Sebelumnya, penggeledahan oleh KPK di lokasi tersebut dikaitkan dengan penyidikan dugaan suap fee 9 proyek di Dinas PUPR OKU yang menyeret enam tersangka.
Dua di antaranya, Fauzi dan Ahmad Sugeng Santoso, kini telah disidang di Pengadilan Tipikor Palembang.
Jon Fikri, Kepala Dusun 4 Desa Tanjung Baru, membenarkan bahwa dirinya turut menyaksikan proses penggeledahan tersebut sebagai saksi karena ketua RT sedang tidak di tempat.
Sekadar mengingatkan, pada Minggu, 16 Maret 2025, KPK resmi menetapkan enam dari delapan orang yang terjaring operasi tangkap tangan sebagai tersangka terkait korupsi pengadaan barang dan jasa di Pemkab OKU.
Mereka yakni Ferlan Juliansyah selaku anggota Komisi III DPRD OKU, M Fahrudin selaku Ketua Komisi III DPRD OKU, Umi Hartati selaku Ketua Komisi II DPRD OKU, Nopriansyah selaku Kepala Dinas PUPR Pemkab OKU, M Fauzi alias Pablo selaku swasta, dan Ahmad Sugeng Santoso selaku swasta.
Adapun dua orang pemberi suap yakni M Fauzi alias Pablo, dan Ahmad Sugeng Santoso sudah dilimpahkan ke Pengadilan Tindak Pidana Korupsi (Tipikor) pada Pengadilan Negeri Palembang, Senin 26 Mei 2025.
Dalam OTT, KPK mengamankan barang bukti berupa uang sebesar Rp2,6 miliar, 1 unit mobil Toyota Fortuner, dokumen, alat komunikasi, dan barang bukti elektronik lainnya.
Adapun konsturksi kasus yakni pada Januari 2025 dilakukan pembahasan RAPBD OKU Tahun Anggaran (TA) 2025.

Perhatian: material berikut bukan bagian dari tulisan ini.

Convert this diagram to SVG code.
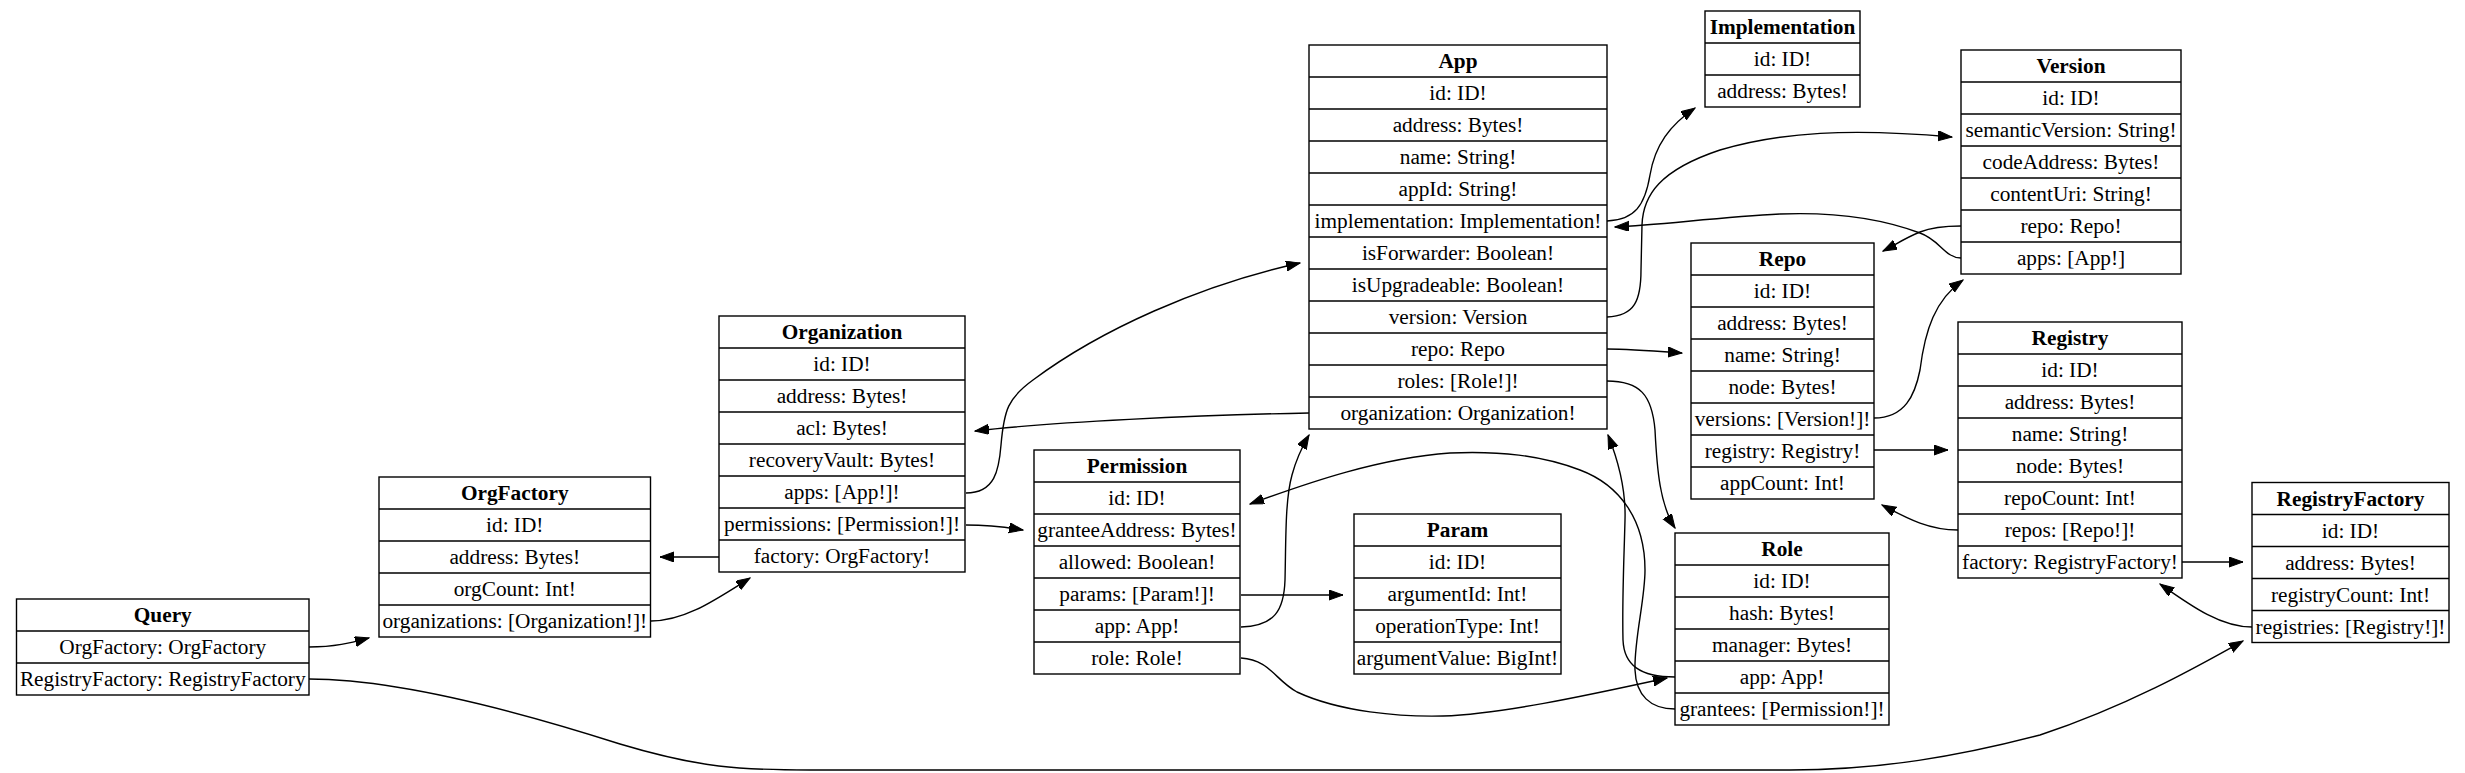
<svg xmlns="http://www.w3.org/2000/svg" width="2465" height="773" viewBox="0 0 2465 773">
<style>
.bg{fill:#fff}
.box{fill:none;stroke:#000;stroke-width:1.4}
.sep{stroke:#000;stroke-width:1.4}
text{font-family:"Liberation Serif","Times New Roman",serif;font-size:21.3px;text-anchor:middle;fill:#000}
.h{font-weight:bold}
.e{fill:none;stroke:#000;stroke-width:1.4;marker-end:url(#ah)}
</style>
<defs>
<marker id="ah" markerWidth="15" markerHeight="11" refX="14" refY="5" orient="auto" markerUnits="userSpaceOnUse"><path d="M0,0 L14,5 L0,10 z" fill="#000" stroke="#000" stroke-width="1"/></marker>
</defs>
<rect class="bg" x="0" y="0" width="2465" height="773"/>

<g id="Query">
<rect class="box" x="16.5" y="599" width="292.5" height="96"/>
<path class="sep" d="M16.5,631H309M16.5,663H309"/>
<text class="h" x="162.75" y="622">Query</text>
<text x="162.75" y="654">OrgFactory: OrgFactory</text>
<text x="162.75" y="686">RegistryFactory: RegistryFactory</text>
</g>

<g id="OrgFactory">
<rect class="box" x="379" y="477" width="271.5" height="160"/>
<path class="sep" d="M379,509H650.5M379,541H650.5M379,573H650.5M379,605H650.5"/>
<text class="h" x="514.75" y="500">OrgFactory</text>
<text x="514.75" y="532">id: ID!</text>
<text x="514.75" y="564">address: Bytes!</text>
<text x="514.75" y="596">orgCount: Int!</text>
<text x="514.75" y="628">organizations: [Organization!]!</text>
</g>

<g id="Organization">
<rect class="box" x="719" y="316" width="246" height="256"/>
<path class="sep" d="M719,348H965M719,380H965M719,412H965M719,444H965M719,476H965M719,508H965M719,540H965"/>
<text class="h" x="842" y="339">Organization</text>
<text x="842" y="371">id: ID!</text>
<text x="842" y="403">address: Bytes!</text>
<text x="842" y="435">acl: Bytes!</text>
<text x="842" y="467">recoveryVault: Bytes!</text>
<text x="842" y="499">apps: [App!]!</text>
<text x="842" y="531">permissions: [Permission!]!</text>
<text x="842" y="563">factory: OrgFactory!</text>
</g>

<g id="Permission">
<rect class="box" x="1034" y="450" width="206" height="224"/>
<path class="sep" d="M1034,482H1240M1034,514H1240M1034,546H1240M1034,578H1240M1034,610H1240M1034,642H1240"/>
<text class="h" x="1137" y="473">Permission</text>
<text x="1137" y="505">id: ID!</text>
<text x="1137" y="537">granteeAddress: Bytes!</text>
<text x="1137" y="569">allowed: Boolean!</text>
<text x="1137" y="601">params: [Param!]!</text>
<text x="1137" y="633">app: App!</text>
<text x="1137" y="665">role: Role!</text>
</g>

<g id="Param">
<rect class="box" x="1354" y="514" width="207" height="160"/>
<path class="sep" d="M1354,546H1561M1354,578H1561M1354,610H1561M1354,642H1561"/>
<text class="h" x="1457.5" y="537">Param</text>
<text x="1457.5" y="569">id: ID!</text>
<text x="1457.5" y="601">argumentId: Int!</text>
<text x="1457.5" y="633">operationType: Int!</text>
<text x="1457.5" y="665">argumentValue: BigInt!</text>
</g>

<g id="App">
<rect class="box" x="1309" y="45" width="298" height="384"/>
<path class="sep" d="M1309,77H1607M1309,109H1607M1309,141H1607M1309,173H1607M1309,205H1607M1309,237H1607M1309,269H1607M1309,301H1607M1309,333H1607M1309,365H1607M1309,397H1607"/>
<text class="h" x="1458" y="68">App</text>
<text x="1458" y="100">id: ID!</text>
<text x="1458" y="132">address: Bytes!</text>
<text x="1458" y="164">name: String!</text>
<text x="1458" y="196">appId: String!</text>
<text x="1458" y="228">implementation: Implementation!</text>
<text x="1458" y="260">isForwarder: Boolean!</text>
<text x="1458" y="292">isUpgradeable: Boolean!</text>
<text x="1458" y="324">version: Version</text>
<text x="1458" y="356">repo: Repo</text>
<text x="1458" y="388">roles: [Role!]!</text>
<text x="1458" y="420">organization: Organization!</text>
</g>

<g id="Implementation">
<rect class="box" x="1705" y="11" width="155" height="96"/>
<path class="sep" d="M1705,43H1860M1705,75H1860"/>
<text class="h" x="1782.5" y="34">Implementation</text>
<text x="1782.5" y="66">id: ID!</text>
<text x="1782.5" y="98">address: Bytes!</text>
</g>

<g id="Repo">
<rect class="box" x="1691" y="243" width="183" height="256"/>
<path class="sep" d="M1691,275H1874M1691,307H1874M1691,339H1874M1691,371H1874M1691,403H1874M1691,435H1874M1691,467H1874"/>
<text class="h" x="1782.5" y="266">Repo</text>
<text x="1782.5" y="298">id: ID!</text>
<text x="1782.5" y="330">address: Bytes!</text>
<text x="1782.5" y="362">name: String!</text>
<text x="1782.5" y="394">node: Bytes!</text>
<text x="1782.5" y="426">versions: [Version!]!</text>
<text x="1782.5" y="458">registry: Registry!</text>
<text x="1782.5" y="490">appCount: Int!</text>
</g>

<g id="Role">
<rect class="box" x="1675" y="533" width="214" height="192"/>
<path class="sep" d="M1675,565H1889M1675,597H1889M1675,629H1889M1675,661H1889M1675,693H1889"/>
<text class="h" x="1782" y="556">Role</text>
<text x="1782" y="588">id: ID!</text>
<text x="1782" y="620">hash: Bytes!</text>
<text x="1782" y="652">manager: Bytes!</text>
<text x="1782" y="684">app: App!</text>
<text x="1782" y="716">grantees: [Permission!]!</text>
</g>

<g id="Version">
<rect class="box" x="1961" y="50" width="220" height="224"/>
<path class="sep" d="M1961,82H2181M1961,114H2181M1961,146H2181M1961,178H2181M1961,210H2181M1961,242H2181"/>
<text class="h" x="2071" y="73">Version</text>
<text x="2071" y="105">id: ID!</text>
<text x="2071" y="137">semanticVersion: String!</text>
<text x="2071" y="169">codeAddress: Bytes!</text>
<text x="2071" y="201">contentUri: String!</text>
<text x="2071" y="233">repo: Repo!</text>
<text x="2071" y="265">apps: [App!]</text>
</g>

<g id="Registry">
<rect class="box" x="1958" y="322" width="224" height="256"/>
<path class="sep" d="M1958,354H2182M1958,386H2182M1958,418H2182M1958,450H2182M1958,482H2182M1958,514H2182M1958,546H2182"/>
<text class="h" x="2070" y="345">Registry</text>
<text x="2070" y="377">id: ID!</text>
<text x="2070" y="409">address: Bytes!</text>
<text x="2070" y="441">name: String!</text>
<text x="2070" y="473">node: Bytes!</text>
<text x="2070" y="505">repoCount: Int!</text>
<text x="2070" y="537">repos: [Repo!]!</text>
<text x="2070" y="569">factory: RegistryFactory!</text>
</g>

<g id="RegistryFactory">
<rect class="box" x="2252" y="482.5" width="197" height="160"/>
<path class="sep" d="M2252,514.5H2449M2252,546.5H2449M2252,578.5H2449M2252,610.5H2449"/>
<text class="h" x="2350.5" y="505.5">RegistryFactory</text>
<text x="2350.5" y="537.5">id: ID!</text>
<text x="2350.5" y="569.5">address: Bytes!</text>
<text x="2350.5" y="601.5">registryCount: Int!</text>
<text x="2350.5" y="633.5">registries: [Registry!]!</text>
</g>

<g id="edges">
<path class="e" d="M309,647 C335,647 350,643 369,638"/>
<path class="e" d="M309,679 C400,679 520,712 620,744 C700,768 740,770 810,770 L1790,770 C1880,770 1960,756 2040,735 C2130,705 2200,665 2243,641"/>
<path class="e" d="M651,621 C685,621 715,600 750,578"/>
<path class="e" d="M719,557 L660,557"/>
<path class="e" d="M966,493 C995,493 999,470 1001,445 C1004,410 1008,398 1033,380 C1100,330 1200,285 1300,263"/>
<path class="e" d="M966,525 C990,525 1005,527 1023,530"/>
<path class="e" d="M1309,413 C1200,415 1050,422 975,431"/>
<path class="e" d="M1241,627 C1275,626 1284,610 1285,580 C1286,540 1285,500 1292,475 C1296,460 1302,447 1309,435"/>
<path class="e" d="M1241,595 L1343,595"/>
<path class="e" d="M1241,658 C1270,660 1275,680 1297,692 C1340,712 1400,717 1443,716 C1500,714 1580,697 1667,678"/>
<path class="e" d="M1675,709 C1650,709 1636,695 1635,670 C1634,640 1645,600 1645,570 C1645,520 1620,485 1580,470 C1540,455 1500,451 1450,453 C1380,458 1310,482 1250,504"/>
<path class="e" d="M1675,677 C1640,677 1624,665 1623,640 C1622,600 1624,560 1625,520 C1626,490 1618,460 1608,435"/>
<path class="e" d="M1607,221 C1635,220 1645,205 1650,175 C1655,145 1670,125 1695,108"/>
<path class="e" d="M1961,258 C1945,258 1940,240 1920,233 C1880,218 1830,212 1780,214 C1720,217 1660,225 1615,227"/>
<path class="e" d="M1961,226 C1945,226 1930,228 1920,232 C1905,238 1895,245 1883,251"/>
<path class="e" d="M1607,317 C1635,316 1641,300 1641,270 L1642,225 C1643,195 1660,170 1720,150 C1780,132 1850,128 1952,137"/>
<path class="e" d="M1607,349 C1630,349 1655,351 1682,353"/>
<path class="e" d="M1607,381 C1640,381 1652,395 1655,430 C1657,470 1660,505 1675,528"/>
<path class="e" d="M1874,418 C1905,418 1915,395 1920,370 C1925,330 1935,300 1963,280"/>
<path class="e" d="M1874,450 L1948,450"/>
<path class="e" d="M1958,530 C1930,530 1910,520 1882,505"/>
<path class="e" d="M2182,562 L2243,562"/>
<path class="e" d="M2252,627 C2220,627 2190,605 2160,584"/>
</g>
</svg>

Agar RAPBD TA 2025 dapat disahkan, beberapa perwakilan DPRD menemui pihak pemerintah daerah.
Pada pembahasan tersebut, perwakilan dari DPRD meminta jatah pokir dan disepakati bahwa jatah pokir tersebut diubah menjadi proyek fisik di Dinas PUPR dengan anggaran Rp45 miliar.
Dari nilai proyek itu, jatah untuk ketua dan wakil ketua DPRD OKU disepakati mendapatkan Rp5 miliar, sedangkan untuk anggota DPRD OKU sebesar Rp1 miliar.
Nilai tersebut turun menjadi Rp35 miliar karena keterbatasan anggaran.
Tetapi untuk fee-nya tetap disepakati sebesar 20 persen jatah bagi anggota DPRD.
Sehingga total fee sebesar Rp7 miliar. Saat RAPBD TA 2025 disetujui, anggaran Dinas PUPR naik dari pembahasan awal Rp48 miliar menjadi Rp96 miliar.
Saat itu, Nopriansyah menawarkan 9 proyek kepada Pablo dan Ahmad Sugeng dengan komitmen fee sebesar 22 persen, yaitu 2 persen untuk Dinas PUPR dan 20 persen untuk DPRD.
Nopriansyah kemudian mengkondisikan pihak swasta yang mengerjakan dan PPK untuk menggunakan beberapa perusahaan atau CV yang ada di Lamteng untuk pinjam bendera dan dikerjakan Pablo dan Ahmad Sugeng.